It goes to 11...

-

FASTBACK340

Legandary Member
Legendary Member
Joined
Jun 2, 2004
Messages
5,032
Reaction score
42
I just noticed Adam's signature contains a line from one of the funniest music-related movies ever made !
music341.gif


Big bottoms....Big bottoms... talk about mud flaps my girls got `em !
rock.gif


This Is Spinal Tap !
 
FASTBACK340 said:
I just noticed Adam's signature contains a line from one of the funniest music-related movies ever made !
music341.gif


Big bottoms....Big bottoms... talk about mud flaps my girls got `em !
rock.gif


This Is Spinal Tap !

I noticed!
 
I was wondering how long it would take till someone notice.

I love that movie. LOL
 
There are a few movies I can watch from any point until the end. American Graffitti, Blues Brothers, Animal House, Pulp Fiction, and Spinal Tap.

Smell the Glove.....
up2something.gif
 
FASTBACK340 said:
There are a few movies I can watch from any point until the end. American Graffitti, Blues Brothers, Animal House, Pulp Fiction, and Spinal Tap.

Smell the Glove.....
up2something.gif

Break Like The Wind!

I remember seeing Tap on SNL years back, doing "Big Bottom". The thing I remember most was how the introduced the band at the end of the song... "On Bass Bass...", "On Lead Bass...".

Pretty funny.

The Blues Brothers (the first one) is one of my favorite movies of all times.

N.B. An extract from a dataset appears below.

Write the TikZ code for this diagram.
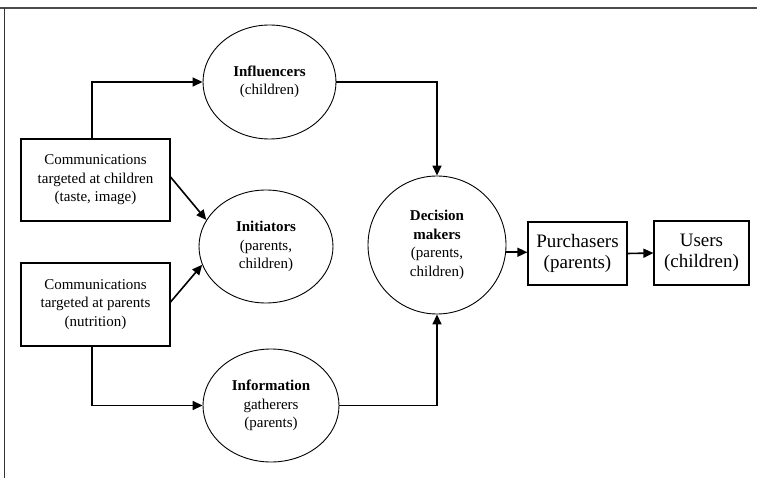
\documentclass[tikz,border=0pt]{standalone}
\usepackage{fontspec}
\setmainfont{Liberation Serif}
\usetikzlibrary{arrows.meta,shapes.geometric}

\tikzset{
  txt/.style={align=center, font=\fontsize{15}{18.5}\selectfont, inner sep=0pt},
  srcbox/.style={txt, draw, line width=1.1pt, rectangle},
  rolebox/.style={draw, line width=1.2pt, rectangle, align=center, inner sep=0pt,
    font=\fontsize{19}{20.5}\selectfont},
  role/.style={txt, draw, line width=0.9pt, ellipse},
  conn/.style={line width=1.6pt, -{Triangle[length=10pt,width=9pt]}},
}

\begin{document}
\begin{tikzpicture}[x=1pt, y=-1pt]
\useasboundingbox (0,0) rectangle (757,478);

% page frame
\draw[black!70, line width=1.6pt] (0,8) -- (757,8);
\draw[black!80, line width=0.8pt] (4,8) -- (4,478);

% message sources
\node[srcbox, minimum width=149pt, minimum height=82pt] (cc) at (95.5,180)
  {Communications\\targeted at children\\(taste, image)};
\node[srcbox, minimum width=149pt, minimum height=83pt] (cp) at (95.5,304.5)
  {Communications\\targeted at parents\\(nutrition)};

% roles in the decision
\node[role, minimum width=133pt, minimum height=114pt] (inf) at (269.5,82)
  {\textbf{Influencers}\\(children)};
\node[role, minimum width=134pt, minimum height=113pt] (ini) at (266,246.5)
  {\textbf{Initiators}\\(parents,\\children)};
\node[role, minimum width=136pt, minimum height=113pt] (info) at (271,405.5)
  {\textbf{Information}\\gatherers\\(parents)};
\node[role, circle, minimum size=138pt] (dec) at (437,245)
  {\textbf{Decision}\\\textbf{makers}\\(parents,\\children)};

\node[rolebox, minimum width=99pt, minimum height=63pt] (pur) at (577.5,253.5)
  {Purchasers\\(parents)};
\node[rolebox, minimum width=95pt, minimum height=64pt] (usr) at (701.5,253)
  {Users\\(children)};

% connectors
\draw[conn] ([xshift=-3.5pt]cc.north) |- (inf.west);
\draw[conn] ([xshift=-3.5pt]cp.south) |- (info.west);
\draw[conn] ([yshift=3pt]cc.east) -- (ini.156);
\draw[conn] ([yshift=2.5pt]cp.east) -- (ini.196);
\draw[conn] (inf.east) -| (dec.north);
\draw[conn] (info.east) -| (dec.south);
\draw[conn] (dec.-6) -- (dec.-6 -| pur.west);
\draw[conn] (pur.east) -- (usr.west);
\end{tikzpicture}
\end{document}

Elwood: It's 106 miles to Chicago. We got a full tank of gas, half a pack of cigarettes; it's dark and we're wearing sunglasses.
Jake: Hit it.

Mrs. Tarantino: Are you the police?
Elwood: No, ma'am. We're musicians.

Jake: I ran out of gas! I got a flat tire! I didn't have change for cab fare! I lost my tux at the cleaners! I locked my keys in the car! An old friend came in from out of town! Someone stole my car! There was an earthquake! A terrible flood! Locusts! IT WASN'T MY FAULT, I SWEAR TO GOD!

Elwood: Our Lady of Blessed Acceleration, don't fail us now!
 
"..... he broke my watch!"

Ever count how many times THAT line is repeated through out the original Blues Bros?
 
Here's a few more good ones:

Elwood: Ow, you fat penguin.

Jake: Ya see, me and the Lord have an understanding.

Mrs. Murphy: Help you two?
Elwood: Do you have any white bread ma'am?
Mrs. Murphy: Yeah.
Elwood: I'll have some toasted white bread please.
Mrs. Murphy: You want butter or jam on that, honey?
Elwood: No ma'am, dry.
Jake: Do you have any fried chicken ma'am?
Mrs. Murphy: Best damned chicken in the state.
Jake: Bring me four fried chickens and a Coke.
Mrs. Murphy: You want chicken wings or chicken legs?
Jake: Four fried chickens and a Coke.
Elwood: And some dry white toast please.
Mrs. Murphy: Ya'all want anything to drink with that?
Elwood: No ma'am.
Jake: A Coke.
Mrs. Murphy: Be right back.

Mrs. Murphy: We got two honkies out there, dressed like Hasidic diamond merchants.
Matt Murphy: Say what?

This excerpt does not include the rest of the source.